Still Strippin' - A Psychological Approach
If somebody ever tells you that stripping paint is easy, go ahead and bite their finger off. It is probably being waggled at you as they say this. It’s not to say that it’s particularly difficult, say like reassembling a Wankel rotary engine, but is more akin to exfoliating oneself armed with only a pair of Hello Kitty™ tweezers; it takes a very long time to work through every edge, corner and crevice and you keep finding bits you previously overlooked. It almost aches as much, too…bit by bit. Sometimes I imagine our house is screaming with every passing scrape, other times, it’s just me doing the imaginary scream. This does nothing to make it more bearable. And then I look back over what I had just accomplished, and realize that it can be measured in mere inches.

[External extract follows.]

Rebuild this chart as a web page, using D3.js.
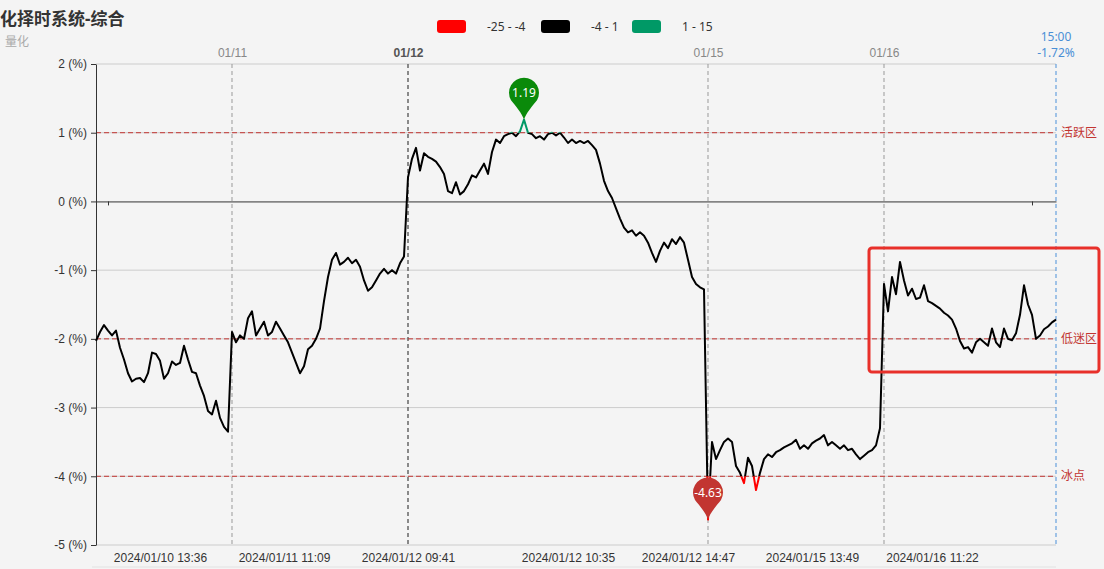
<!DOCTYPE html>
<html>
<head>
<meta charset="utf-8">
<script src="https://cdn.jsdelivr.net/npm/d3@7"></script>
<style>
  body { margin: 0; background: #f4f4f4; }
  svg { font-family: "Noto Sans", "Noto Sans CJK SC", sans-serif; }
</style>
</head>
<body>
<svg id="chart" width="1104" height="569"></svg>
<script>
// values per trading day (%), sampled evenly along the axis
const day0110 = [-2.03, -1.9, -1.8, -1.88, -1.95, -1.88, -2.13, -2.3, -2.5, -2.62, -2.58, -2.57, -2.63, -2.5,
  -2.2, -2.22, -2.32, -2.58, -2.5, -2.33, -2.38, -2.35, -2.1, -2.3, -2.48, -2.5, -2.68, -2.83, -3.05, -3.1,
  -2.9, -3.15, -3.28, -3.35];
const day0111 = [-1.9, -2.05, -1.95, -2.0, -1.7, -1.6, -1.95, -1.85, -1.75, -1.95, -1.9, -1.75, -1.85, -1.95,
  -2.05, -2.2, -2.35, -2.5, -2.4, -2.15, -2.1, -2.0, -1.85, -1.45, -1.1, -0.85, -0.75, -0.92, -0.88, -0.82,
  -0.9, -0.85, -0.95, -1.15, -1.3, -1.25, -1.15, -1.05, -0.98, -1.05, -1.0, -1.05, -0.9, -0.8];
const day0112 = [0.35, 0.62, 0.78, 0.45, 0.7, 0.65, 0.62, 0.58, 0.5, 0.4, 0.15, 0.12, 0.28, 0.1, 0.15, 0.25,
  0.38, 0.35, 0.45, 0.55, 0.4, 0.72, 0.9, 0.85, 0.95, 0.98, 1.0, 0.95, 1.02, 1.19, 1.0, 0.98, 0.92, 0.95, 0.9,
  0.98, 1.0, 0.96, 1.0, 0.93, 0.85, 0.9, 0.85, 0.88, 0.85, 0.88, 0.82, 0.75, 0.55, 0.3, 0.15, 0.05, -0.1,
  -0.25, -0.38, -0.45, -0.42, -0.5, -0.45, -0.5, -0.6, -0.75, -0.88, -0.72, -0.6, -0.68, -0.55, -0.62, -0.52,
  -0.6, -0.85, -1.1, -1.2, -1.25, -1.28];
const day0115 = [-4.63, -3.5, -3.75, -3.62, -3.5, -3.45, -3.5, -3.85, -3.95, -4.1, -3.73, -3.85, -4.2, -3.95,
  -3.75, -3.68, -3.72, -3.65, -3.62, -3.58, -3.55, -3.52, -3.47, -3.6, -3.55, -3.6, -3.52, -3.48, -3.45, -3.4,
  -3.55, -3.5, -3.55, -3.6, -3.55, -3.62, -3.6, -3.68, -3.75, -3.7, -3.65, -3.62, -3.55, -3.3];
const day0116 = [-1.2, -1.6, -1.1, -1.35, -0.88, -1.15, -1.37, -1.27, -1.42, -1.4, -1.22, -1.45, -1.48, -1.52,
  -1.56, -1.62, -1.66, -1.72, -1.85, -2.03, -2.14, -2.12, -2.2, -2.05, -2.0, -2.05, -2.1, -1.85, -2.05, -2.12,
  -1.85, -2.0, -2.02, -1.92, -1.65, -1.22, -1.5, -1.65, -2.0, -1.95, -1.86, -1.82, -1.76, -1.72];

const days = [day0110, day0111, day0112, day0115, day0116];
const dayNames = ["01/10", "01/11", "01/12", "01/15", "01/16"];
const lastTime = "15:00";

const bottomIdx = [16, 47, 78, 118, 148, 179, 209];
const bottomText = ["2024/01/10 13:36", "2024/01/11 11:09", "2024/01/12 09:41", "2024/01/12 10:35",
  "2024/01/12 14:47", "2024/01/15 13:49", "2024/01/16 11:22"];
const zeroTicks = [3, 234];

const yTicks = [2, 1, 0, -1, -2, -3, -4, -5];
const zones = [1, -2, -4];
const zoneNames = ["活跃区", "低迷区", "冰点"];

const pieceMin = [-25, -4, 1];
const pieceMax = [-4, 1, 15];
const pieceColor = ["#ff0000", "#000000", "#009966"];

// ---- layout
const margin = { left: 96, right: 48, top: 64, bottom: 24 };
const W = 1104, H = 569;
const values = [].concat(...days);
const dayStart = [];
days.reduce((acc, d) => { dayStart.push(acc); return acc + d.length; }, 0);

const x = d3.scaleLinear().domain([0, values.length - 1]).range([margin.left, W - margin.right]);
const y = d3.scaleLinear().domain([-5, 2]).range([H - margin.bottom, margin.top]);

const svg = d3.select("#chart");
svg.append("rect").attr("width", W).attr("height", H).attr("fill", "#f4f4f4");

// title (only the part that shows inside the frame)
svg.append("text").attr("x", 0).attr("y", 25).attr("font-size", 17).attr("font-weight", "bold")
  .attr("fill", "#333").text("化择时系统-综合");
svg.append("text").attr("x", 5).attr("y", 46).attr("font-size", 12).attr("fill", "#aaa").text("量化");

// legend
const legend = svg.append("g").attr("transform", "translate(437,20)");
const legendX = [0, 104, 195];
pieceColor.forEach((c, i) => {
  const g = legend.append("g").attr("transform", `translate(${legendX[i]},0)`);
  g.append("rect").attr("width", 29).attr("height", 13).attr("rx", 3).attr("fill", c);
  g.append("text").attr("x", 50).attr("y", 11).attr("font-size", 12).attr("fill", "#333")
    .text(`${pieceMin[i]} - ${pieceMax[i]}`);
});

// grid
svg.append("g").selectAll("line").data(yTicks.filter(d => d !== 0)).join("line")
  .attr("x1", x.range()[0]).attr("x2", x.range()[1])
  .attr("y1", d => y(d)).attr("y2", d => y(d))
  .attr("stroke", "#ccc").attr("stroke-width", 1);

// day separators
dayStart.slice(1).forEach(i => {
  const strong = bottomIdx.includes(i);
  svg.append("line").attr("x1", x(i)).attr("x2", x(i)).attr("y1", y(2)).attr("y2", y(-5))
    .attr("stroke", strong ? "#666" : "#999").attr("stroke-width", strong ? 1.5 : 1)
    .attr("stroke-dasharray", "4,3");
});
svg.append("line").attr("x1", x.range()[1]).attr("x2", x.range()[1]).attr("y1", y(2)).attr("y2", y(-5))
  .attr("stroke", "#4a90d9").attr("stroke-dasharray", "4,3");

// zone lines
zones.forEach((v, i) => {
  svg.append("line").attr("x1", x.range()[0]).attr("x2", x.range()[1]).attr("y1", y(v)).attr("y2", y(v))
    .attr("stroke", "#c23531").attr("stroke-dasharray", "5,3");
  svg.append("text").attr("x", x.range()[1] + 5).attr("y", y(v)).attr("dy", "0.35em")
    .attr("font-size", 12).attr("fill", "#c23531").text(zoneNames[i]);
});

// y axis
const yAxis = svg.append("g").attr("transform", `translate(${margin.left},0)`)
  .call(d3.axisLeft(y).tickValues(yTicks).tickFormat(d => `${d} (%)`).tickSize(5).tickSizeOuter(0).tickPadding(4));
yAxis.selectAll("text").attr("font-size", 12).attr("fill", "#333").attr("font-family", null);
yAxis.selectAll("line").attr("stroke", "#333");
yAxis.select(".domain").attr("stroke", "#333");

// zero axis
const zeroAxis = svg.append("g").attr("transform", `translate(0,${y(0)})`)
  .call(d3.axisBottom(x).tickValues(zeroTicks).tickFormat("").tickSize(4).tickSizeOuter(0));
zeroAxis.selectAll("line").attr("stroke", "#333");
zeroAxis.select(".domain").attr("stroke", "#333");

// top day labels
const topAxis = svg.append("g").attr("transform", `translate(0,${margin.top})`)
  .call(d3.axisTop(x).tickValues(dayStart.slice(1)).tickFormat((d, i) => dayNames[i + 1]).tickSize(0).tickPadding(7));
topAxis.select(".domain").remove();
topAxis.selectAll("text").attr("font-size", 12).attr("font-family", null)
  .attr("fill", d => bottomIdx.includes(d) ? "#555" : "#888")
  .attr("font-weight", d => bottomIdx.includes(d) ? "bold" : null);

// end label
const endX = x(values.length - 1);
svg.append("text").attr("x", endX).attr("y", 41).attr("text-anchor", "middle").attr("font-size", 12)
  .attr("fill", "#4a8fd6").text(lastTime);
svg.append("text").attr("x", endX).attr("y", 57).attr("text-anchor", "middle").attr("font-size", 12)
  .attr("fill", "#4a8fd6").text(values[values.length - 1].toFixed(2) + "%");

// bottom labels
const botAxis = svg.append("g").attr("transform", `translate(0,${y(-5)})`)
  .call(d3.axisBottom(x).tickValues(bottomIdx).tickFormat((d, i) => bottomText[i]).tickSize(0).tickPadding(8));
botAxis.select(".domain").remove();
botAxis.selectAll("text").attr("font-size", 12).attr("fill", "#333").attr("font-family", null);
svg.append("line").attr("x1", 92).attr("x2", x.range()[1]).attr("y1", 567).attr("y2", 567)
  .attr("stroke", "#e2e2e2");

// line split by visual pieces
const defs = svg.append("defs");
pieceColor.forEach((c, i) => {
  const y0 = pieceMax[i] > 2 ? 0 : y(pieceMax[i]);
  const y1 = pieceMin[i] < -5 ? H : y(pieceMin[i]);
  defs.append("clipPath").attr("id", "clip" + i).append("rect")
    .attr("x", 0).attr("width", W).attr("y", y0).attr("height", y1 - y0);
});
const line = d3.line().x((d, i) => x(i)).y(d => y(d));
pieceColor.forEach((c, i) => {
  svg.append("path").datum(values).attr("d", line).attr("clip-path", `url(#clip${i})`)
    .attr("fill", "none").attr("stroke", c).attr("stroke-width", 2).attr("stroke-linejoin", "round");
});

// max / min pins
function pinPath(r, h) {
  const cy = -h + r, a = Math.PI / 3;
  const lx = -r * Math.sin(a), ly = cy + r * Math.cos(a);
  return `M0,0 C-1.5,-6 ${lx + 4},${ly + 5} ${lx},${ly} A${r},${r} 0 1 1 ${-lx},${ly} C${-lx - 4},${ly + 5} 1.5,-6 0,0Z`;
}
const iMax = d3.maxIndex(values), iMin = d3.minIndex(values);
[[iMax, "#0a8a0a"], [iMin, "#c23531"]].forEach(([i, c]) => {
  const g = svg.append("g").attr("transform", `translate(${x(i)},${y(values[i])})`);
  g.append("path").attr("d", pinPath(15, 42)).attr("fill", c);
  g.append("text").attr("y", -27).attr("dy", "0.35em").attr("text-anchor", "middle")
    .attr("font-size", 12).attr("fill", "#fff").text(values[i].toFixed(2));
});

// annotation box
svg.append("rect").attr("x", 869).attr("y", 248).attr("width", 230).attr("height", 124).attr("rx", 3)
  .attr("fill", "none").attr("stroke", "#e8302a").attr("stroke-width", 3);
</script>
</body>
</html>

It’s those edges and corners & such that take so long…and those places that were never stained/shellacked prior to painting…and undersides and curves. Will it never end, I keep asking myself. I suppose it wouldn’t be so bad if I didn’t have a proverbial clock/calendar to stare at.
So kiddies, the moral here is: if you plan to strip paint (especially roomfuls), do not put yourself in a position where you keep looking at the time when you have to be finished. Find that "zone", that zen moment, and just focus on what you are working on now, and not what you have to have done then. It would be better if you had no particular time to be done, but that is seldom practical. Just try to not think about it too much. You will have alot of time to practice this.
Labels: paint, psychology, stripping
1 Comments:
Totally. Zen is the perfect word to describe the experience. It’s contemplative and quite work. I spent 3 months on the dining room. Part of the time it was the work that was the valued aspect of it and part of the time it was the goal. I was in the zone.